### Raw data

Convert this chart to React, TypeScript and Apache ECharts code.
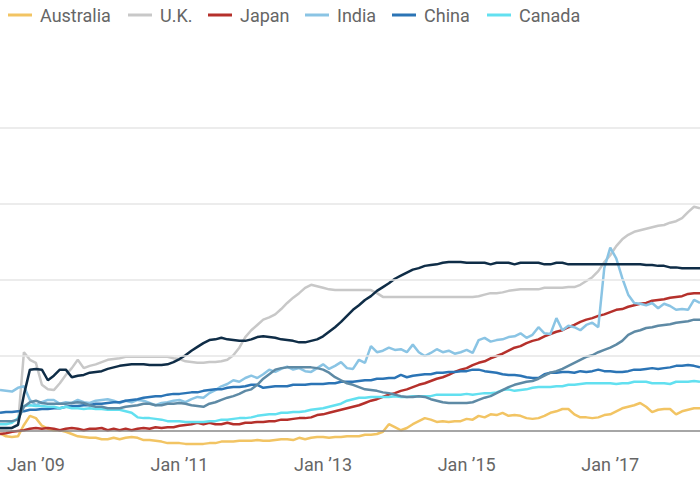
import React, { useEffect, useRef } from "react";
import * as echarts from "echarts";

// Monthly categories, Jul 2008 .. Apr 2018
const months: string[] = [];
for (let y = 2008; y <= 2018; y++) {
  for (let m = 1; m <= 12; m++) {
    if (y === 2008 && m < 7) continue;
    if (y === 2018 && m > 4) continue;
    months.push(`${y}-${String(m).padStart(2, "0")}`);
  }
}

const australia = [
  97, 93, 92, 93, 108, 120, 117, 107, 103, 101, 101, 99, 96, 93, 92, 91, 91, 89, 89, 91,
  89, 91, 92, 91, 88, 88, 87, 86, 84, 84, 84, 83, 83, 83, 83, 84, 84, 86, 86, 86,
  87, 87, 87, 88, 87, 87, 88, 89, 89, 88, 91, 89, 91, 92, 92, 91, 92, 92, 93, 93,
  93, 95, 95, 96, 99, 109, 105, 101, 104, 109, 113, 117, 115, 112, 113, 112, 113, 113, 116, 115,
  120, 118, 122, 121, 124, 120, 121, 120, 117, 116, 117, 120, 124, 126, 129, 129, 122, 118, 118, 117,
  118, 121, 122, 126, 130, 132, 134, 137, 132, 125, 128, 129, 129, 122, 126, 128, 130, 130,
];

const uk = [
  103, 103, 104, 108, 204, 194, 190, 161, 155, 154, 163, 174, 183, 194, 183, 186, 188, 191, 194, 195,
  196, 198, 198, 198, 198, 198, 198, 198, 198, 196, 195, 192, 191, 190, 190, 191, 191, 192, 194, 200,
  210, 224, 233, 240, 247, 250, 254, 261, 269, 276, 282, 289, 293, 291, 289, 287, 286, 286, 286, 286,
  286, 286, 286, 282, 277, 277, 277, 277, 277, 277, 277, 277, 277, 277, 277, 277, 277, 277, 277, 277,
  278, 280, 282, 282, 283, 285, 286, 287, 287, 287, 287, 289, 289, 289, 289, 290, 290, 293, 298, 303,
  311, 323, 332, 344, 353, 359, 363, 365, 367, 369, 371, 372, 375, 377, 381, 389, 396, 394,
];

const japan = [
  96, 97, 99, 100, 101, 103, 104, 103, 104, 103, 101, 103, 104, 103, 101, 103, 103, 104, 101, 103,
  101, 103, 101, 103, 104, 103, 105, 104, 105, 105, 107, 108, 109, 111, 109, 111, 109, 109, 111, 109,
  109, 111, 111, 112, 112, 113, 113, 115, 115, 116, 117, 117, 118, 121, 122, 124, 126, 128, 130, 132,
  134, 137, 140, 142, 145, 148, 150, 153, 155, 158, 161, 163, 166, 169, 171, 174, 178, 181, 183, 187,
  190, 192, 196, 199, 202, 206, 210, 212, 216, 219, 221, 225, 228, 231, 233, 237, 240, 244, 247, 249,
  252, 254, 257, 260, 261, 264, 266, 268, 269, 272, 273, 274, 276, 277, 278, 281, 282, 282,
];

const india = [
  154, 153, 152, 157, 159, 141, 134, 138, 141, 141, 136, 138, 137, 141, 138, 137, 140, 141, 142, 140,
  137, 140, 138, 141, 140, 137, 134, 137, 138, 140, 141, 138, 142, 145, 144, 150, 154, 159, 162, 167,
  165, 170, 173, 170, 175, 181, 178, 182, 185, 181, 183, 179, 178, 183, 188, 182, 186, 191, 183, 182,
  194, 190, 212, 204, 206, 210, 207, 208, 204, 214, 204, 199, 203, 208, 204, 206, 202, 204, 207, 203,
  220, 223, 218, 220, 221, 224, 225, 229, 223, 227, 237, 229, 228, 249, 233, 239, 237, 233, 240, 243,
  237, 315, 342, 328, 302, 280, 269, 268, 266, 269, 262, 268, 265, 260, 261, 260, 273, 269,
];

const china = [
  124, 125, 125, 126, 126, 128, 128, 129, 129, 130, 130, 132, 133, 133, 134, 134, 136, 136, 137, 138,
  138, 140, 141, 142, 144, 145, 146, 146, 148, 149, 149, 150, 151, 151, 153, 154, 155, 155, 157, 158,
  158, 159, 161, 161, 157, 158, 159, 159, 159, 161, 161, 161, 162, 162, 162, 163, 163, 165, 165, 165,
  166, 167, 167, 169, 169, 170, 170, 174, 171, 173, 174, 175, 175, 177, 177, 178, 178, 179, 179, 181,
  181, 179, 178, 177, 175, 174, 174, 173, 171, 170, 170, 175, 177, 177, 178, 178, 177, 179, 178, 179,
  181, 179, 179, 178, 178, 179, 181, 181, 182, 183, 182, 183, 184, 186, 186, 187, 186, 184,
];

const canada = [
  109, 109, 111, 117, 133, 134, 133, 133, 132, 132, 130, 132, 130, 130, 129, 130, 129, 129, 128, 128,
  128, 126, 124, 118, 117, 117, 116, 115, 113, 113, 113, 112, 112, 112, 112, 113, 113, 115, 115, 116,
  117, 117, 118, 120, 121, 122, 122, 124, 124, 125, 125, 126, 128, 129, 130, 132, 134, 136, 140, 142,
  144, 144, 145, 145, 145, 145, 146, 145, 145, 146, 146, 146, 146, 148, 148, 148, 148, 148, 149, 148,
  149, 150, 150, 151, 154, 155, 153, 154, 155, 157, 158, 158, 158, 159, 159, 161, 161, 162, 163, 163,
  163, 163, 163, 162, 163, 163, 165, 165, 165, 163, 163, 163, 162, 165, 165, 165, 166, 165,
];

const us = [
  104, 104, 104, 108, 148, 181, 182, 181, 167, 173, 181, 181, 171, 173, 174, 177, 178, 179, 182, 184,
  186, 187, 188, 188, 188, 187, 187, 187, 188, 191, 195, 200, 206, 211, 216, 220, 221, 223, 221, 220,
  219, 219, 221, 224, 225, 224, 223, 221, 220, 219, 217, 217, 219, 221, 225, 231, 237, 244, 252, 260,
  266, 273, 278, 285, 290, 295, 301, 305, 309, 313, 315, 318, 319, 320, 322, 323, 323, 323, 322, 322,
  322, 322, 320, 322, 322, 322, 320, 322, 322, 322, 322, 320, 320, 322, 322, 320, 320, 320, 320, 320,
  320, 320, 320, 320, 320, 320, 320, 320, 319, 319, 318, 318, 316, 316, 315, 315, 315, 315,
];

const eurozone = [
  113, 113, 113, 115, 132, 138, 140, 137, 136, 136, 136, 136, 137, 138, 137, 134, 132, 132, 130, 130,
  130, 132, 133, 134, 136, 136, 134, 134, 136, 136, 137, 136, 134, 133, 132, 136, 138, 141, 144, 146,
  149, 153, 155, 161, 169, 175, 181, 183, 184, 184, 184, 184, 184, 183, 181, 177, 171, 167, 163, 161,
  158, 155, 154, 153, 151, 150, 148, 146, 145, 145, 146, 145, 142, 140, 138, 137, 137, 137, 137, 138,
  141, 144, 146, 150, 154, 158, 161, 163, 165, 166, 169, 173, 177, 179, 182, 186, 190, 194, 198, 200,
  204, 207, 210, 214, 219, 227, 231, 233, 236, 237, 239, 240, 241, 243, 244, 245, 247, 247,
];

const gridValues = [200, 300, 400, 500];
const baselineValue = 100;

const seriesDefs = [
  { name: "Australia", data: australia, color: "#f2c463" },
  { name: "U.K.", data: uk, color: "#c8c8c8" },
  { name: "Japan", data: japan, color: "#b5302b" },
  { name: "India", data: india, color: "#8ac4e4" },
  { name: "China", data: china, color: "#2b74b5" },
  { name: "Canada", data: canada, color: "#62e0f0" },
  { name: "Eurozone", data: eurozone, color: "#5e8aa5" },
  { name: "U.S.", data: us, color: "#0f2d47" },
];

const legendItems = [
  { name: "Australia", left: 8 },
  { name: "U.K.", left: 128 },
  { name: "Japan", left: 208 },
  { name: "India", left: 305 },
  { name: "China", left: 392 },
  { name: "Canada", left: 487 },
];

export default function App() {
  const ref = useRef<HTMLDivElement>(null);
  useEffect(() => {
    if (!ref.current) return;
    const chart = echarts.init(ref.current, null, { renderer: "svg" });
    const font = "Roboto";
    chart.setOption({
      animation: false,
      backgroundColor: "#ffffff",
      legend: legendItems.map((l) => ({
        data: [l.name],
        left: l.left,
        top: 6,
        padding: 0,
        icon: "rect",
        itemWidth: 24,
        itemHeight: 3,
        itemGap: 0,
        selectedMode: false,
        textStyle: { fontSize: 18, color: "#666666", fontFamily: font, padding: [0, 0, 0, 3] },
      })),
      grid: { left: 0, right: 0, top: 52.25, bottom: 50.06, containLabel: false },
      xAxis: {
        type: "category",
        data: months,
        boundaryGap: false,
        axisLine: { show: false },
        axisTick: { show: false },
        splitLine: { show: false },
        axisLabel: {
          interval: (idx: number, val: string) => {
            const [y, m] = val.split("-").map(Number);
            return m === 1 && y % 2 === 1;
          },
          formatter: (val: string) => `Jan \u2019${val.slice(2, 4)}`,
          fontSize: 18,
          color: "#666666",
          fontFamily: font,
          margin: 6,
        },
      },
      yAxis: {
        type: "value",
        min: 75,
        max: 600,
        show: false,
        splitLine: { show: false },
      },
      series: [
        {
          name: "grid",
          type: "line",
          data: months.map(() => null),
          silent: true,
          markLine: {
            silent: true,
            symbol: "none",
            label: { show: false },
            data: [
              ...gridValues.map((v) => ({ yAxis: v, lineStyle: { color: "#e6e6e6", width: 1.5, type: "solid" } })),
              { yAxis: baselineValue, lineStyle: { color: "#888888", width: 1.5, type: "solid" } },
            ],
          },
        },
        ...seriesDefs.map((s) => ({
          name: s.name,
          type: "line",
          data: s.data,
          symbol: "none",
          showSymbol: false,
          color: s.color,
          lineStyle: { color: s.color, width: 2.5 },
          itemStyle: { color: s.color },
        })),
      ],
    });
    return () => chart.dispose();
  }, []);
  return (
    <div
      ref={ref}
      style={{ position: "fixed", left: 0, top: 0, width: 700, height: 500, background: "#fff" }}
    />
  );
}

### What is expected
Write out, word for word, the lines from the start of the data through the one holding "import * as". Omit pictures.

### Expected output
Convert this chart to React, TypeScript and Apache ECharts code.
import React, { useEffect, useRef } from "react";
import * as echarts from "echarts";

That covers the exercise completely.